Pick out each line containing the string "seaborn".

* Data lines
◇ ◇ ◇ ◇ ◇

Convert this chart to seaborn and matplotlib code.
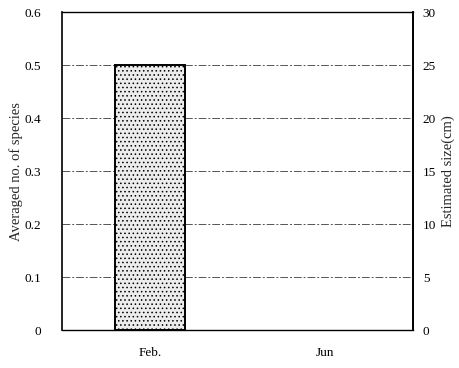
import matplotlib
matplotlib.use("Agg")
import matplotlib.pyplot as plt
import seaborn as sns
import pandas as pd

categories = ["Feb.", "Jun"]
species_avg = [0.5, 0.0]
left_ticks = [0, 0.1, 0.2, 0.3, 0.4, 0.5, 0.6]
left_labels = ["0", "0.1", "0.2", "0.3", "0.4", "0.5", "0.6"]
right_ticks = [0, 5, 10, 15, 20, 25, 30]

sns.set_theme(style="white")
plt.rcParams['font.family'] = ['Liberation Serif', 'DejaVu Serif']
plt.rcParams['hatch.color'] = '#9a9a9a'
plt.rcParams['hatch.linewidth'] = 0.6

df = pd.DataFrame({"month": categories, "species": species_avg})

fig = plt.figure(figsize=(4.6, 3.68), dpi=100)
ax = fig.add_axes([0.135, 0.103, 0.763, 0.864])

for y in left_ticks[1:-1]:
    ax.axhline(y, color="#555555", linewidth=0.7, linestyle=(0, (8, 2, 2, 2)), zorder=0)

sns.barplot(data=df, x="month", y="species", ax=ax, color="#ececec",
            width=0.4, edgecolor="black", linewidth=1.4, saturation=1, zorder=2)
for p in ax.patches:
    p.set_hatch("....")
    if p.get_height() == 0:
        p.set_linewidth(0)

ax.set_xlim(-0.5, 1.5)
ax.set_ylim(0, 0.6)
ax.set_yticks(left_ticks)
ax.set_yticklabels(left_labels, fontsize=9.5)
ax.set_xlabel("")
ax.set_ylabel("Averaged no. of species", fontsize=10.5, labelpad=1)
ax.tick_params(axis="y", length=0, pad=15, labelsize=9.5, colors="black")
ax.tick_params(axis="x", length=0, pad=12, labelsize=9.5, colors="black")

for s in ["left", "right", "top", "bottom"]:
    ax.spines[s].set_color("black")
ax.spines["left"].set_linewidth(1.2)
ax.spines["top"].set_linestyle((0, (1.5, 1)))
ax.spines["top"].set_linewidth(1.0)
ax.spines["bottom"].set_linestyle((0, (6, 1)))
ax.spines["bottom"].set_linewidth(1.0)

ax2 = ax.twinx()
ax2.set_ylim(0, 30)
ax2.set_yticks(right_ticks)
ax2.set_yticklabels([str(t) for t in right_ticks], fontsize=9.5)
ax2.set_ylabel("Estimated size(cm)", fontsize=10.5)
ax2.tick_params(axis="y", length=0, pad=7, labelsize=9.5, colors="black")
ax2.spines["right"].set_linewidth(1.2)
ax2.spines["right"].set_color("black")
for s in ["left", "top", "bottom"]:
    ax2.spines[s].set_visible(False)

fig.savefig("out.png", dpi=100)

◇ ◇ ◇ ◇ ◇

* Solution for this task
Convert this chart to seaborn and matplotlib code.
import seaborn as sns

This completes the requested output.